In all honesty depending on where those are dealt with the same care the others are, they are done in order if possible but at same time when we have time to get to them, that 24 hour rush crap doesn't cut it with us, and after a few trys they gave up on trying to make us do so. surprising how tolerant they can be when painted to a corner-they created this issue, we did not-you want quality no problems-YOU GOT TO PAY PERIOD
:innocent:


----------



## Splinterpicker (Apr 18, 2012)

Smoke and mirrors. I have a property I said I could not get to till the following monday... Well we shall see how the new contractor does was the nationals reply. Ok have a good one. End of conversation. That was 3 weeks ago and I have driven past 2X and it still isn't done. Cant Fix Stupid (CFS) There is just a point at which it does NOT MATTER if they are going to play games then I'll buy them a ticket to the special Olympics so they can compete to get it out of their system. No offense meant to those who truly are Special !! 
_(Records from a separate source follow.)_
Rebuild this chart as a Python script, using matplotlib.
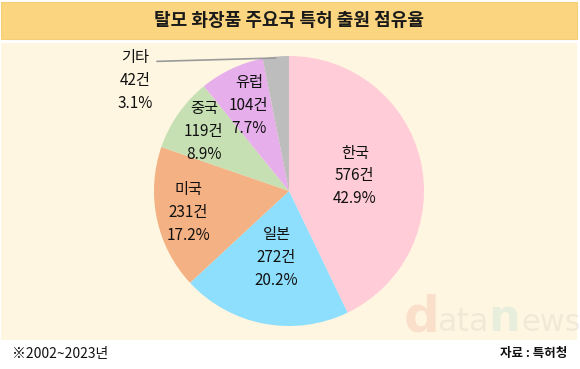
import matplotlib
matplotlib.use("Agg")
import matplotlib.pyplot as plt
import numpy as np
from matplotlib.patches import Rectangle

plt.rcParams['font.family'] = ['Noto Sans CJK KR', 'DejaVu Sans']

countries = ['한국', '일본', '미국', '중국', '유럽', '기타']
counts = [576, 272, 231, 119, 104, 42]
shares = ['42.9%', '20.2%', '17.2%', '8.9%', '7.7%', '3.1%']
colors = ['#FFCCD8', '#8EDEFE', '#F4B183', '#C6E0B4', '#E6AEEB', '#BDBDBD']
title = '탈모 화장품 주요국 특허 출원 점유율'
note = '※2002~2023년'
source = '자료 : 특허청'

W, H = 580, 369
fig = plt.figure(figsize=(W / 100, H / 100), dpi=100)
fig.patch.set_facecolor('white')

bg = fig.add_axes([0, 0, 1, 1])
bg.set_xlim(0, W)
bg.set_ylim(H, 0)
bg.axis('off')
bg.add_patch(Rectangle((1, 43), 576, 297, facecolor='#FEF6E0', edgecolor='none'))
bg.add_patch(Rectangle((1, 2), 576, 37, facecolor='#FBD57F', edgecolor='#F5CE78', lw=0.8))
bg.text(289, 21, title, ha='center', va='center', fontsize=13, fontweight='bold', color='#1a1a1a')
bg.text(12, 354, note, ha='left', va='center', fontsize=10, color='#111111')
bg.text(567, 354, source, ha='right', va='center', fontsize=9, fontweight='bold', color='#111111')

# watermark
wm = dict(va='baseline', fontfamily='DejaVu Sans', alpha=0.35)
bg.text(404, 331, 'd', fontsize=36, color='#F4B8A6', fontweight='bold', **wm)
bg.text(437, 331, 'ata', fontsize=23, color='#D9D2C6', **wm)
bg.text(488, 331, 'n', fontsize=32, color='#BFE0D6', fontweight='bold', **wm)
bg.text(521, 331, 'ews', fontsize=22, color='#D9D2C6', **wm)

cx, cy, r = 289, 191, 135
ax = fig.add_axes([(cx - r) / W, (H - cy - r) / H, 2 * r / W, 2 * r / H])
wedges, _ = ax.pie(counts, colors=colors, startangle=90, counterclock=False,
                   wedgeprops=dict(linewidth=0))
ax.set_xlim(-1, 1)
ax.set_ylim(-1, 1)
ax.set_aspect('equal')
ax.axis('off')

dists = [0.5, 0.5, 0.76, 0.77, 0.7]
for w, name, c, s, d in zip(wedges, countries, counts, shares, dists):
    th = np.deg2rad((w.theta1 + w.theta2) / 2)
    x, y = d * np.cos(th), d * np.sin(th)
    ax.text(x, y, f'{name}\n{c}건\n{s}', ha='center', va='center', fontsize=11,
            fontweight='medium', color='#111111', linespacing=1.45)

# 기타 external label
w = wedges[-1]
th = np.deg2rad((w.theta1 + w.theta2) / 2)
px, py = 0.99 * np.cos(th), 0.99 * np.sin(th)
ax.annotate(f'{countries[-1]}\n{counts[-1]}건\n{shares[-1]}', xy=(px, py),
            xytext=(-1.14, 0.82), ha='center', va='center', fontsize=11,
            fontweight='medium', color='#111111', linespacing=1.45, annotation_clip=False,
            arrowprops=dict(arrowstyle='-', color='#9A9A9A', lw=1.2,
                            relpos=(1.0, 0.8), shrinkA=1, shrinkB=0))

fig.savefig('out.png', dpi=100, facecolor='white')
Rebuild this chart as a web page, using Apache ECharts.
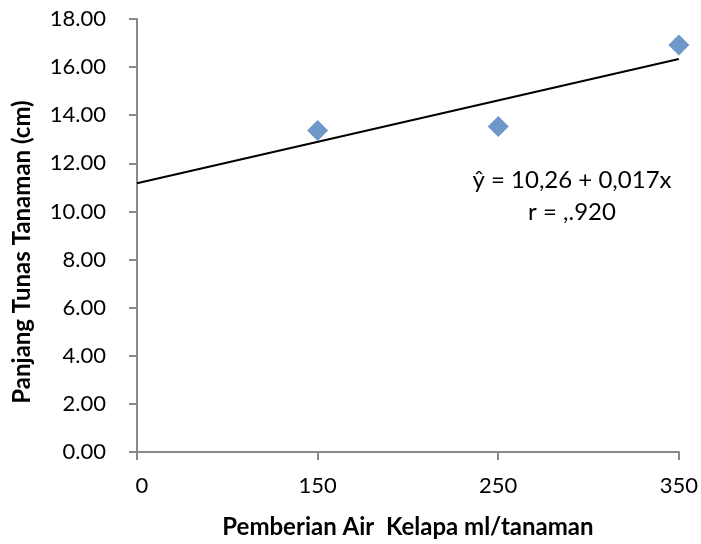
<!DOCTYPE html>
<html>
<head>
<meta charset="utf-8">
<script src="https://cdn.jsdelivr.net/npm/echarts@6/dist/echarts.min.js"></script>
<style>
  html, body { margin: 0; padding: 0; background: #fff; }
  #chart { width: 701px; height: 544px; }
</style>
</head>
<body>
<div id="chart"></div>
<script>
// data
var categories = ['0', '150', '250', '350'];
var panjang = [null, 13.36, 13.53, 16.92];
var trendLine = [11.17, null, null, 16.34];   // Excel trendline ends
var eqText = 'ŷ = 10,26 + 0,017x';
var rText = 'r = ,.920';
var yTitle = 'Panjang Tunas Tanaman (cm)';
var xTitle = 'Pemberian Air  Kelapa ml/tanaman';

var font = 'Lato';
var axisGray = '#898989';

var chart = echarts.init(document.getElementById('chart'));
var option = {
    backgroundColor: '#fff',
    animation: false,
    textStyle: { fontFamily: font },
    grid: { left: 137, right: 22, top: 19, bottom: 90 },
    xAxis: {
        type: 'category',
        data: categories,
        boundaryGap: false,
        name: xTitle,
        nameLocation: 'middle',
        nameGap: 63,
        nameTextStyle: { fontFamily: font, fontSize: 24, fontWeight: 'bold', color: '#000' },
        axisLine: { lineStyle: { color: axisGray, width: 2 } },
        axisTick: { show: true, length: 8, lineStyle: { color: axisGray, width: 2 } },
        axisLabel: {
            color: '#000', fontSize: 22, margin: 23, fontFamily: font,
            formatter: function (v, i) { return i === 0 ? '{first|' + v + '}' : v; },
            rich: { first: { fontSize: 22, fontFamily: font, color: '#000', padding: [0, 0, 0, 10] } }
        },
        splitLine: { show: false }
    },
    yAxis: {
        type: 'value',
        min: 0,
        max: 18,
        interval: 2,
        axisLine: { show: true, lineStyle: { color: axisGray, width: 2 } },
        axisTick: { show: true, length: 8, lineStyle: { color: axisGray, width: 2 } },
        axisLabel: {
            color: '#000', fontSize: 22, margin: 31, fontFamily: font,
            formatter: function (v) { return v.toFixed(2); }
        },
        splitLine: { show: false }
    },
    series: [
        {
            name: 'trend',
            type: 'line',
            data: trendLine,
            connectNulls: true,
            showSymbol: false,
            symbol: 'none',
            lineStyle: { color: '#000', width: 2 },
            z: 2
        },
        {
            name: 'Panjang',
            type: 'scatter',
            data: panjang,
            symbol: 'diamond',
            symbolSize: 21,
            itemStyle: { color: '#4A7EBB' },
            z: 3
        }
    ],
    graphic: [
        {
            type: 'text',
            x: 22, y: 252,
            rotation: Math.PI / 2,
            style: { text: yTitle, align: 'center', verticalAlign: 'middle',
                     fontFamily: font, fontSize: 24, fontWeight: 'bold', fill: '#000' }
        },
        {
            type: 'text',
            x: 572, y: 180,
            style: { text: eqText, align: 'center', verticalAlign: 'middle',
                     fontFamily: font, fontSize: 24, fill: '#000' }
        },
        {
            type: 'text',
            x: 572, y: 212,
            style: { text: rText, align: 'center', verticalAlign: 'middle',
                     fontFamily: font, fontSize: 24, fill: '#000' }
        }
    ]
};
chart.setOption(option);
</script>
</body>
</html>
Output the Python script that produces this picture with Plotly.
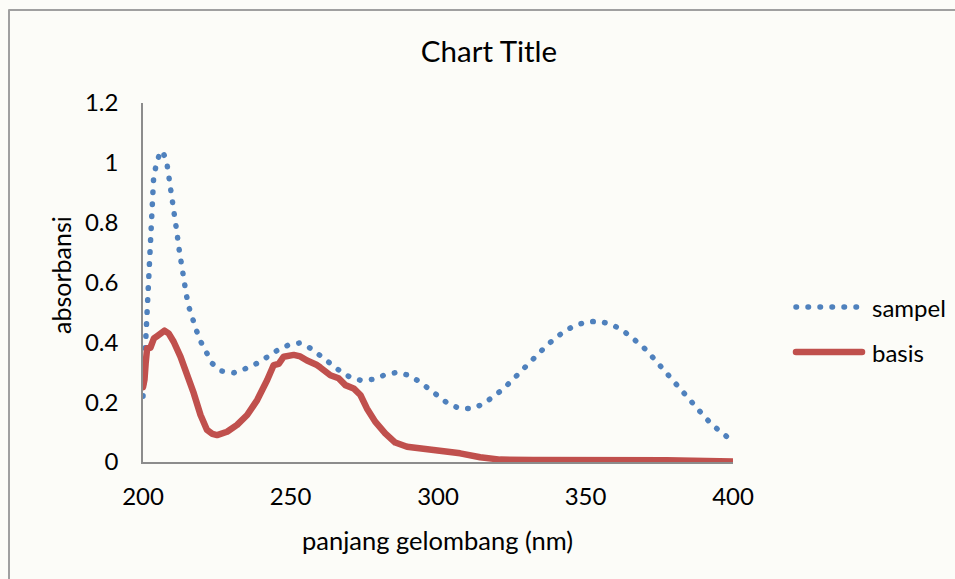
import plotly.graph_objects as go

# Absorbance spectra (wavelength in nm)
sampel_nm = [200, 200.8, 201.2, 201.4, 201.8, 202.1, 202.4, 202.9, 203.6, 204.6,
             205.8, 206.6, 208, 208.6, 209.3, 210, 210.6, 211.1, 211.6, 212.1,
             212.7, 213.3, 214, 214.7, 215.6, 216.7, 218.1, 219.6, 221.5, 223.5,
             226.7, 230.8, 234.7, 238.5, 242.1, 245.5, 249.3, 253.1, 257, 260.2,
             263.4, 266.8, 270.3, 274.2, 278.3, 282.2, 286.3, 290.3, 293.8, 297,
             300.3, 303.7, 307.5, 311.6, 315.4, 318.8, 322, 325, 328, 330.9,
             333.8, 336.8, 339.9, 343.3, 346.9, 350.9, 355, 359, 362.6, 366,
             369.2, 372, 374.7, 377.4, 380.1, 382.8, 385.5, 388.2, 391.1, 394.1,
             397.3, 400]
sampel_abs = [0.22, 0.38, 0.46, 0.55, 0.63, 0.71, 0.79, 0.87, 0.95, 1.00,
              1.035, 1.04, 1.005, 0.965, 0.923, 0.882, 0.842, 0.80, 0.76, 0.72,
              0.68, 0.638, 0.598, 0.558, 0.517, 0.478, 0.44, 0.402, 0.364, 0.329,
              0.304, 0.298, 0.312, 0.329, 0.351, 0.373, 0.391, 0.398, 0.379, 0.353,
              0.328, 0.304, 0.283, 0.272, 0.277, 0.292, 0.300, 0.289, 0.268, 0.243,
              0.217, 0.193, 0.179, 0.179, 0.194, 0.217, 0.243, 0.272, 0.302, 0.332,
              0.360, 0.389, 0.415, 0.440, 0.458, 0.469, 0.470, 0.459, 0.440, 0.415,
              0.388, 0.359, 0.328, 0.296, 0.265, 0.234, 0.203, 0.173, 0.143, 0.115,
              0.089, 0.068]

basis_nm = [200, 200.5, 200.9, 201.4, 202.5, 203.2, 203.7, 204.8, 205.9, 207.3,
            208.7, 210.4, 212.7, 214.9, 217.2, 219.5, 221.7, 223.5, 225.1, 228.5,
            231.9, 235.3, 238.7, 242.1, 244.3, 246, 247.7, 251.1, 253.3, 255.6,
            256.7, 259, 260.1, 262.4, 263.5, 266.3, 268.6, 271.4, 273.7, 275.9,
            278.7, 282.1, 285.5, 289.5, 294, 300.8, 307.5, 314.3, 321.1, 332.4,
            355, 377.6, 400]
basis_abs = [0.25, 0.275, 0.33, 0.38, 0.382, 0.397, 0.413, 0.421, 0.432, 0.439,
             0.430, 0.402, 0.352, 0.296, 0.230, 0.157, 0.107, 0.094, 0.090, 0.101,
             0.124, 0.157, 0.207, 0.274, 0.324, 0.328, 0.352, 0.358, 0.353, 0.339,
             0.335, 0.324, 0.316, 0.298, 0.290, 0.280, 0.257, 0.246, 0.224, 0.179,
             0.135, 0.096, 0.065, 0.051, 0.045, 0.040, 0.029, 0.016, 0.008, 0.007,
             0.008, 0.006, 0.002]

x_ticks = [200, 250, 300, 350, 400]
y_ticks = [0, 0.2, 0.4, 0.6, 0.8, 1, 1.2]
y_tick_text = ["0", "0.2", "0.4", "0.6", "0.8", "1", "1.2"]

BLUE = "#4F81BD"
RED = "#C0504D"
AXIS = "#8C8C8C"
BG = "#FCFCF8"
FONT = "Lato"
DOTS = "0.5px,11.5px"

W, H = 955, 579
ML, MR, MT, MB = 143, 222, 103, 117
PW, PH = W - ML - MR, H - MT - MB


def px_x(p):
    return (p - ML) / PW


def px_y(p):
    return (H - MB - p) / PH


fig = go.Figure()
fig.add_trace(go.Scatter(x=sampel_nm, y=sampel_abs, mode="lines", name="sampel",
                         line=dict(color=BLUE, width=5.5, dash=DOTS)))
fig.add_trace(go.Scatter(x=basis_nm, y=basis_abs, mode="lines", name="basis",
                         line=dict(color=RED, width=6.5)))

# chart-area frame
fig.add_shape(type="rect", xref="paper", yref="paper",
              x0=px_x(9), x1=px_x(W + 40), y0=px_y(H + 40), y1=px_y(10),
              line=dict(color="#A0A0A0", width=2), layer="below")

# legend glyphs and labels
fig.add_shape(type="line", xref="paper", yref="paper",
              x0=px_x(796), x1=px_x(857), y0=px_y(307), y1=px_y(307),
              line=dict(color=BLUE, width=5.5, dash=DOTS))
fig.add_shape(type="line", xref="paper", yref="paper",
              x0=px_x(796), x1=px_x(862), y0=px_y(352), y1=px_y(352),
              line=dict(color=RED, width=6.5))
for label, py in (("sampel", 307), ("basis", 352)):
    fig.add_annotation(text=label, xref="paper", yref="paper",
                       x=px_x(870), y=px_y(py), xanchor="left", yanchor="middle",
                       showarrow=False, font=dict(family=FONT, size=24, color="#000000"))

# axis titles
fig.add_annotation(text="panjang gelombang (nm)", xref="paper", yref="paper",
                   x=px_x(437), y=px_y(540), xanchor="center", yanchor="middle",
                   showarrow=False, font=dict(family=FONT, size=25.5, color="#000000"))
fig.add_annotation(text="absorbansi", xref="paper", yref="paper",
                   x=px_x(61), y=px_y(275), xanchor="center", yanchor="middle",
                   textangle=-90, showarrow=False,
                   font=dict(family=FONT, size=25, color="#000000"))

fig.update_layout(
    width=W, height=H,
    margin=dict(l=ML, r=MR, t=MT, b=MB, pad=0),
    paper_bgcolor=BG, plot_bgcolor=BG,
    showlegend=False,
    title=dict(text="Chart Title", x=px_x(489), xref="paper", xanchor="center",
               y=1 - 52 / H, yref="container", yanchor="middle",
               font=dict(family=FONT, size=29.5, color="#000000")),
    font=dict(family=FONT, color="#000000"),
)
fig.update_xaxes(range=[200, 400], tickvals=x_ticks, ticks="", showgrid=False,
                 zeroline=False, showline=True, linecolor=AXIS, linewidth=1.5,
                 layer="below traces", tickfont=dict(family=FONT, size=24),
                 ticklabelstandoff=12, fixedrange=True)
fig.update_yaxes(range=[0, 1.2], tickvals=y_ticks, ticktext=y_tick_text, ticks="",
                 showgrid=False, zeroline=False, showline=True, linecolor=AXIS,
                 linewidth=1.5, layer="below traces",
                 tickfont=dict(family=FONT, size=24), ticklabelstandoff=18,
                 fixedrange=True)

post = """
var st = document.createElement('style');
st.textContent = '.scatterlayer .js-line, .shapelayer path {stroke-linecap: round; stroke-linejoin: round;}';
document.head.appendChild(st);
"""
fig.write_html("out.html", post_script=post, config={"displayModeBar": False})
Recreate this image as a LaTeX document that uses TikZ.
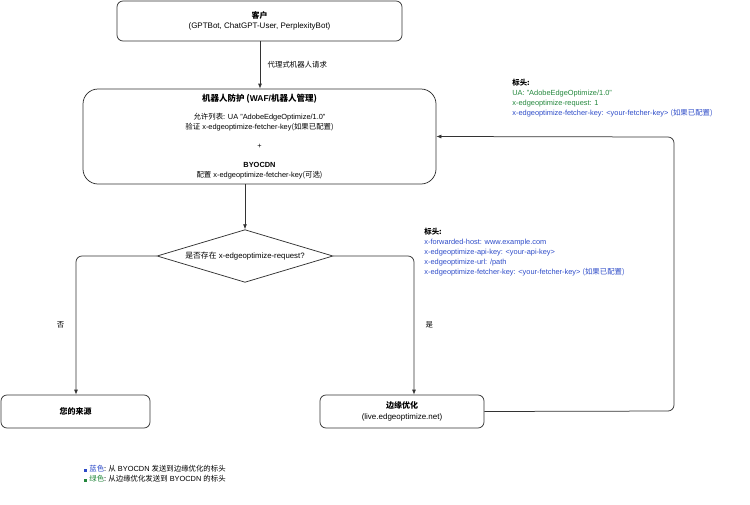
\documentclass[tikz,border=0pt]{standalone}
\usepackage{fontspec}
\setmainfont{Liberation Sans}
\newfontfamily\cjk{Noto Sans CJK SC}
\usetikzlibrary{shapes.geometric,arrows.meta}
\definecolor{hdrblue}{RGB}{45,75,200}
\definecolor{hdrgreen}{RGB}{35,135,60}
\tikzset{every picture/.style={line width=0.75pt}}
\tikzset{
  box/.style={draw=black!80,rounded corners=6pt,align=center,font=\fontsize{8}{10.5}\selectfont,inner sep=0pt},
  flow/.style={draw=black!80,-{Latex[length=5pt,width=4pt]},rounded corners=6pt},
  lbl/.style={font=\fontsize{7.4}{10}\selectfont,align=left,anchor=north west,inner sep=0pt},
}
\begin{document}
\begin{tikzpicture}[x=1pt,y=-1pt]
\useasboundingbox (0,0) rectangle (750,504);

% boxes
\node[box,minimum width=285pt,minimum height=40pt] (client) at (259.5,21) {{\cjk\bfseries 客户}\\(GPTBot, ChatGPT-User, PerplexityBot)};
\node[box,rounded corners=15pt,minimum width=353pt,minimum height=95pt] (waf) at (259.5,136.5) {};
\node[font=\fontsize{8.5}{10}\selectfont\bfseries] (waftitle) at (259.5,99) {{\cjk 机器人防护 (}WAF/{\cjk 机器人管理)}};
\node[align=center,font=\fontsize{7.4}{10}\selectfont] (waftext) at (259.5,146) {{\cjk 允许列表:} UA "AdobeEdgeOptimize/1.0"\\{\cjk 验证} x-edgeoptimize-fetcher-key{\cjk (如果已配置)}\\[9pt]+\\[9pt]{\bfseries BYOCDN}\\{\cjk 配置} x-edgeoptimize-fetcher-key{\cjk (可选)}};
\node[draw=black!80,diamond,aspect=2.85,inner sep=1pt,minimum width=176pt,font=\fontsize{7.8}{9}\selectfont] (check) at (245,256) {{\cjk 是否存在} x-edgeoptimize-request?};
\node[box,minimum width=149pt,minimum height=33pt] (origin) at (75.5,411.5) {\cjk\bfseries 您的来源};
\node[box,minimum width=164pt,minimum height=33pt] (edge) at (402,411.5) {{\cjk\bfseries 边缘优化}\\(live.edgeoptimize.net)};

% connectors
\coordinate (cl) at (76,256);
\coordinate (cr) at (414,256);
\coordinate (rb) at (674,411);
\coordinate (rt) at (674,137);
\draw[flow] (client.south -| 260,0) -- (waf.north -| 260,0) node[midway,right=4pt,font=\fontsize{7.4}{9}\selectfont\cjk] {代理式机器人请求};
\draw[flow] (waf.south -| check) -- (check.north);
\draw[flow] (check.west) -- (cl) -- (origin.north -| cl) node[pos=0.5,left=8pt,font=\fontsize{7.4}{9}\selectfont\cjk] {否};
\draw[flow] (check.east) -- (cr) -- (edge.north -| cr) node[pos=0.5,right=8pt,font=\fontsize{7.4}{9}\selectfont\cjk] {是};
\draw[flow] (edge.east) -- (rb) -- (rt) -- (waf.east);

% header notes
\node[lbl] (hdrtop) at (512,79) {{\cjk\bfseries 标头:}\\\textcolor{hdrgreen}{UA: "AdobeEdgeOptimize/1.0"}\\\textcolor{hdrgreen}{x-edgeoptimize-request: 1}\\\textcolor{hdrblue}{x-edgeoptimize-fetcher-key: <your-fetcher-key> {\cjk (如果已配置)}}};
\node[lbl] (hdrbot) at (424,228) {{\cjk\bfseries 标头:}\\\textcolor{hdrblue}{x-forwarded-host: www.example.com}\\\textcolor{hdrblue}{x-edgeoptimize-api-key: <your-api-key>}\\\textcolor{hdrblue}{x-edgeoptimize-url: /path}\\\textcolor{hdrblue}{x-edgeoptimize-fetcher-key: <your-fetcher-key> {\cjk (如果已配置)}}};

% legend
\node[lbl] (legend) at (84,465) {\textcolor{hdrblue}{\rule{3pt}{3pt} {\cjk 蓝色}}{\cjk : 从} BYOCDN {\cjk 发送到边缘优化的标头}\\\textcolor{hdrgreen}{\rule{3pt}{3pt} {\cjk 绿色}}{\cjk : 从边缘优化发送到} BYOCDN {\cjk 的标头}};
\end{tikzpicture}
\end{document}
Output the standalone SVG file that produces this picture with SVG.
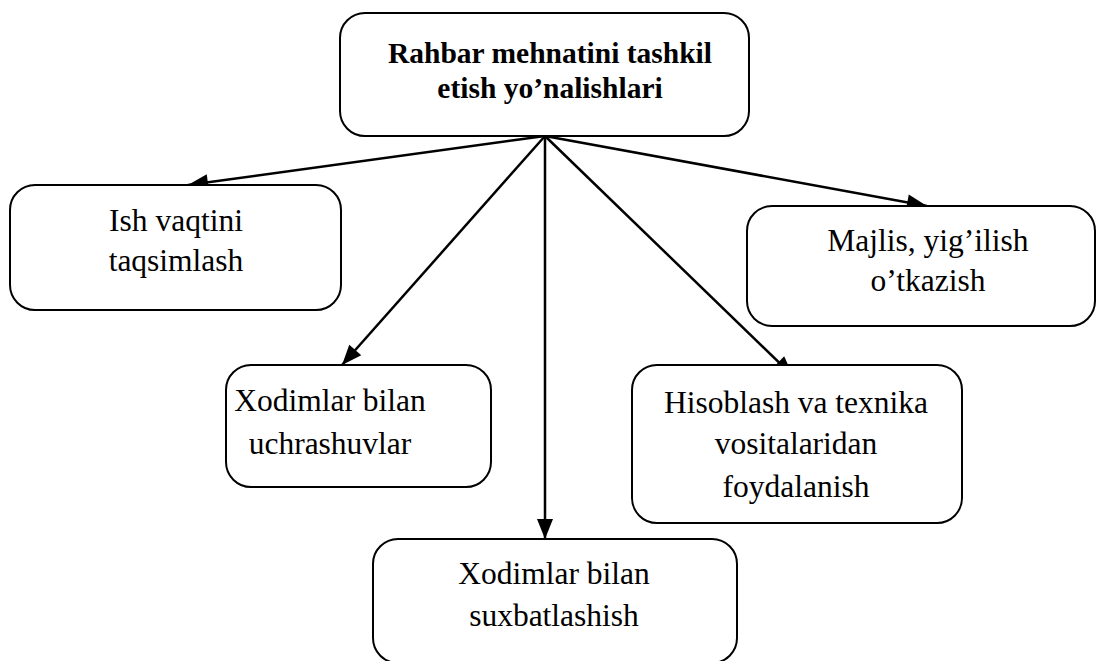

It just seems really interesting how 

(1) The cell phone app push has been stopped and it does not matter if you use a digital camera
(2) the 3 day turn time is not being shoved down our throats like before


----------



## BPWY (Apr 12, 2012)

Splinterpicker said:


> Smoke and mirrors. I have a property I said I could not get to till the following monday... Well we shall see how the new contractor does was the nationals reply. Ok have a good one. End of conversation. That was 3 weeks ago and I have driven past 2X and it still isn't done.







REO Allegiance is like this. 

All work has to be done with in 24 hrs or they have a fit. 

They've called me twice or three times on a wint, I could have had it done maybe 3 weeks ago, but because I was 2 to 3 days out they wouldn't schedule it.


----------